GIVEN DATA
>>>>>
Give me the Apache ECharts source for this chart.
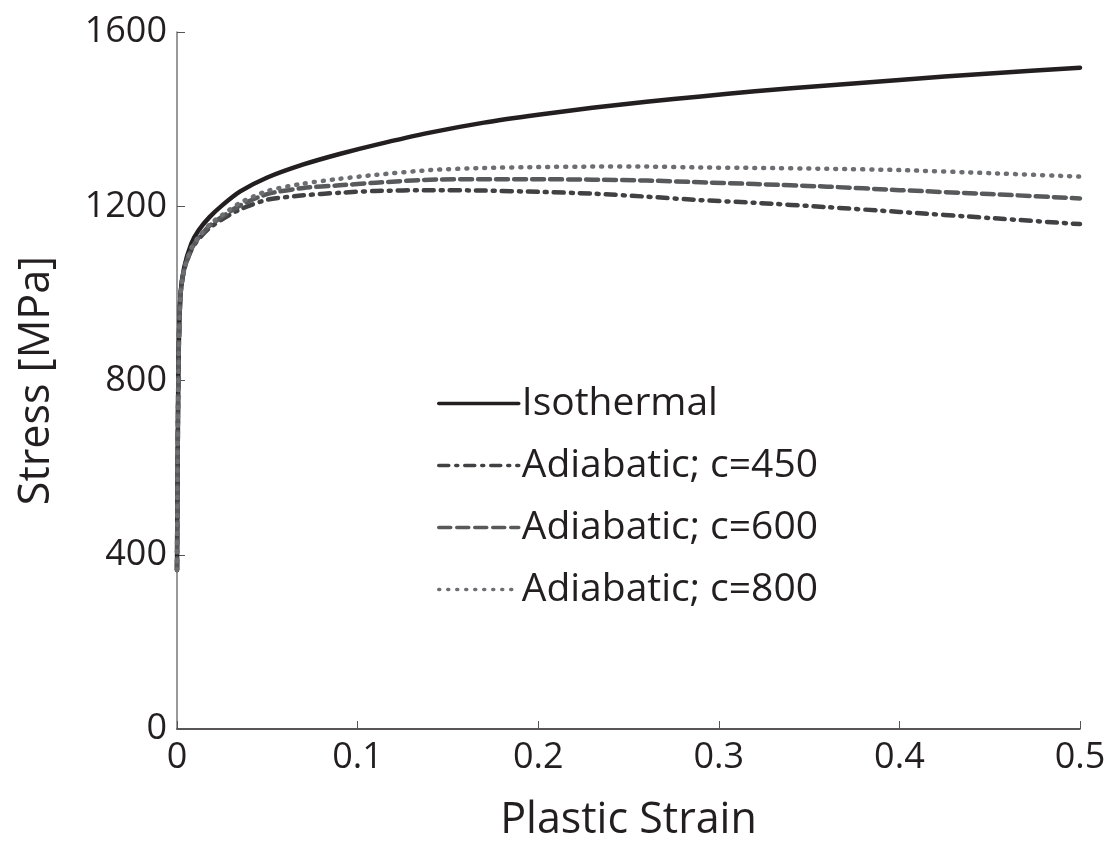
<!DOCTYPE html>
<html>
<head>
  <meta charset="UTF-8">
  <title>stress-strain</title>
  <style>
    body { margin: 0; background: #fff; }
    #chart { width: 1120px; height: 845px; }
  </style>
  <script src="https://cdn.jsdelivr.net/npm/echarts@6/dist/echarts.min.js"></script>
</head>
<body>
<div id="chart"></div>
<script type="text/javascript">
  // strain points shared by all curves
  const strain = [0, 0.0005, 0.001, 0.002, 0.004, 0.008, 0.012, 0.018, 0.025, 0.035, 0.05, 0.07, 0.09, 0.11, 0.14, 0.17, 0.2, 0.23, 0.26, 0.29, 0.32, 0.36, 0.4, 0.45, 0.5];
  const isothermal = [365, 700, 880, 1000, 1060, 1115, 1145, 1175, 1202, 1234, 1266, 1296, 1320, 1341, 1369, 1392, 1410, 1426, 1440, 1452, 1464, 1477, 1490, 1505, 1518];
  const adia450 = [365, 700, 880, 1000, 1055, 1100, 1125, 1150, 1170, 1193, 1215, 1225, 1231, 1235, 1237, 1236, 1233, 1229, 1222, 1214, 1208, 1198, 1187, 1173, 1159];
  const adia600 = [365, 700, 880, 1000, 1055, 1102, 1128, 1155, 1176, 1202, 1228, 1242, 1248, 1254, 1261, 1262, 1262, 1261, 1259, 1255, 1251, 1245, 1237, 1228, 1218];
  const adia800 = [365, 700, 880, 1000, 1055, 1105, 1130, 1158, 1180, 1208, 1235, 1252, 1263, 1272, 1283, 1288, 1290, 1291, 1291, 1289, 1288, 1286, 1283, 1276, 1268];
  const names = ['Isothermal', 'Adiabatic; c=450', 'Adiabatic; c=600', 'Adiabatic; c=800'];

  const font = '"Open Sans", sans-serif';

  function pairs(vals) {
    return strain.map(function (s, i) { return [s, vals[i]]; });
  }

  function curve(name, vals, color, width, dash) {
    return {
      name: name,
      type: 'line',
      data: pairs(vals),
      showSymbol: false,
      symbol: 'none',
      smooth: 0.25,
      lineStyle: { color: color, width: width, type: dash, cap: 'round', join: 'round' },
      itemStyle: { color: color }
    };
  }

  const chart = echarts.init(document.getElementById('chart'));
  chart.setOption({
    animation: false,
    grid: { left: 177, right: 40, top: 32, bottom: 116, outerBoundsMode: 'none', containLabel: false },
    legend: {
      orient: 'vertical',
      left: 432,
      top: 379,
      itemWidth: 80,
      itemHeight: 14,
      itemGap: 23,
      itemStyle: { opacity: 0 },
      lineStyle: { width: 3.5 },
      textStyle: { fontFamily: font, fontSize: 39, color: '#231f20', padding: [0, 0, 0, -2] },
      data: names
    },
    xAxis: {
      type: 'value',
      min: 0,
      max: 0.5,
      interval: 0.1,
      name: 'Plastic Strain',
      nameLocation: 'middle',
      nameGap: 70,
      nameTextStyle: { fontFamily: font, fontSize: 43, color: '#231f20' },
      axisLine: { lineStyle: { color: '#231f20', width: 1.5 } },
      axisTick: { inside: true, length: 8, lineStyle: { color: '#555' } },
      axisLabel: { fontFamily: font, fontSize: 36, color: '#231f20', margin: 11 },
      splitLine: { show: false }
    },
    yAxis: {
      type: 'value',
      min: 0,
      max: 1600,
      interval: 400,
      name: 'Stress [MPa]',
      nameLocation: 'middle',
      nameGap: 119,
      nameTextStyle: { fontFamily: font, fontSize: 43, color: '#231f20' },
      axisLine: { show: true, lineStyle: { color: '#777', width: 1.5 } },
      axisTick: { show: true, inside: true, length: 8, lineStyle: { color: '#555' } },
      axisLabel: { fontFamily: font, fontSize: 36, color: '#231f20', margin: 10, formatter: function (v) { return String(v); } },
      splitLine: { show: false }
    },
    series: [
      curve(names[0], isothermal, '#231f20', 4.5, 'solid'),
      curve(names[1], adia450, '#414042', 4.5, [10, 7, 2, 7]),
      curve(names[2], adia600, '#58595b', 4.5, [12, 6]),
      curve(names[3], adia800, '#6d6e71', 4.5, [1, 8])
    ]
  });
</script>
</body>
</html>
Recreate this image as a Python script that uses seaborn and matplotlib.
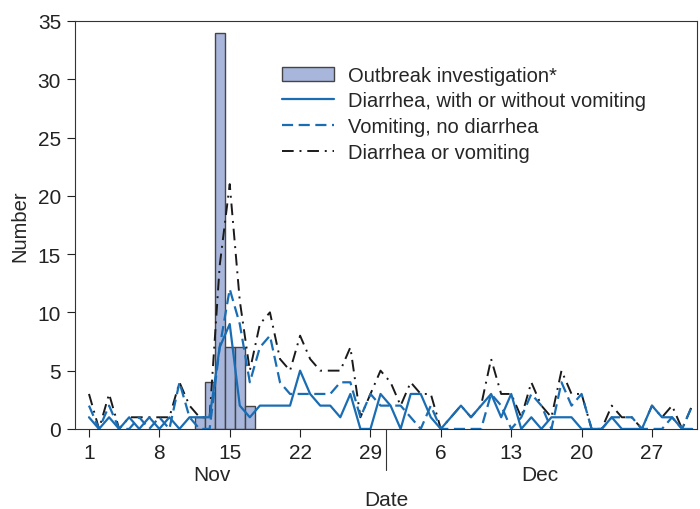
<<<<<
INSTRUCTIONS FOR THE TASK
Each record should be quoted exactly, with the images omitted.

ANSWER TO THE PROBLEM
Give me the Apache ECharts source for this chart.
<!DOCTYPE html>
<html>
<head>
  <meta charset="UTF-8">
  <title>stress-strain</title>
  <style>
    body { margin: 0; background: #fff; }
    #chart { width: 1120px; height: 845px; }
  </style>
  <script src="https://cdn.jsdelivr.net/npm/echarts@6/dist/echarts.min.js"></script>
</head>
<body>
<div id="chart"></div>
<script type="text/javascript">
  // strain points shared by all curves
  const strain = [0, 0.0005, 0.001, 0.002, 0.004, 0.008, 0.012, 0.018, 0.025, 0.035, 0.05, 0.07, 0.09, 0.11, 0.14, 0.17, 0.2, 0.23, 0.26, 0.29, 0.32, 0.36, 0.4, 0.45, 0.5];
  const isothermal = [365, 700, 880, 1000, 1060, 1115, 1145, 1175, 1202, 1234, 1266, 1296, 1320, 1341, 1369, 1392, 1410, 1426, 1440, 1452, 1464, 1477, 1490, 1505, 1518];
  const adia450 = [365, 700, 880, 1000, 1055, 1100, 1125, 1150, 1170, 1193, 1215, 1225, 1231, 1235, 1237, 1236, 1233, 1229, 1222, 1214, 1208, 1198, 1187, 1173, 1159];
  const adia600 = [365, 700, 880, 1000, 1055, 1102, 1128, 1155, 1176, 1202, 1228, 1242, 1248, 1254, 1261, 1262, 1262, 1261, 1259, 1255, 1251, 1245, 1237, 1228, 1218];
  const adia800 = [365, 700, 880, 1000, 1055, 1105, 1130, 1158, 1180, 1208, 1235, 1252, 1263, 1272, 1283, 1288, 1290, 1291, 1291, 1289, 1288, 1286, 1283, 1276, 1268];
  const names = ['Isothermal', 'Adiabatic; c=450', 'Adiabatic; c=600', 'Adiabatic; c=800'];

  const font = '"Open Sans", sans-serif';

  function pairs(vals) {
    return strain.map(function (s, i) { return [s, vals[i]]; });
  }

  function curve(name, vals, color, width, dash) {
    return {
      name: name,
      type: 'line',
      data: pairs(vals),
      showSymbol: false,
      symbol: 'none',
      smooth: 0.25,
      lineStyle: { color: color, width: width, type: dash, cap: 'round', join: 'round' },
      itemStyle: { color: color }
    };
  }

  const chart = echarts.init(document.getElementById('chart'));
  chart.setOption({
    animation: false,
    grid: { left: 177, right: 40, top: 32, bottom: 116, outerBoundsMode: 'none', containLabel: false },
    legend: {
      orient: 'vertical',
      left: 432,
      top: 379,
      itemWidth: 80,
      itemHeight: 14,
      itemGap: 23,
      itemStyle: { opacity: 0 },
      lineStyle: { width: 3.5 },
      textStyle: { fontFamily: font, fontSize: 39, color: '#231f20', padding: [0, 0, 0, -2] },
      data: names
    },
    xAxis: {
      type: 'value',
      min: 0,
      max: 0.5,
      interval: 0.1,
      name: 'Plastic Strain',
      nameLocation: 'middle',
      nameGap: 70,
      nameTextStyle: { fontFamily: font, fontSize: 43, color: '#231f20' },
      axisLine: { lineStyle: { color: '#231f20', width: 1.5 } },
      axisTick: { inside: true, length: 8, lineStyle: { color: '#555' } },
      axisLabel: { fontFamily: font, fontSize: 36, color: '#231f20', margin: 11 },
      splitLine: { show: false }
    },
    yAxis: {
      type: 'value',
      min: 0,
      max: 1600,
      interval: 400,
      name: 'Stress [MPa]',
      nameLocation: 'middle',
      nameGap: 119,
      nameTextStyle: { fontFamily: font, fontSize: 43, color: '#231f20' },
      axisLine: { show: true, lineStyle: { color: '#777', width: 1.5 } },
      axisTick: { show: true, inside: true, length: 8, lineStyle: { color: '#555' } },
      axisLabel: { fontFamily: font, fontSize: 36, color: '#231f20', margin: 10, formatter: function (v) { return String(v); } },
      splitLine: { show: false }
    },
    series: [
      curve(names[0], isothermal, '#231f20', 4.5, 'solid'),
      curve(names[1], adia450, '#414042', 4.5, [10, 7, 2, 7]),
      curve(names[2], adia600, '#58595b', 4.5, [12, 6]),
      curve(names[3], adia800, '#6d6e71', 4.5, [1, 8])
    ]
  });
</script>
</body>
</html>
Recreate this image as a Python script that uses seaborn and matplotlib.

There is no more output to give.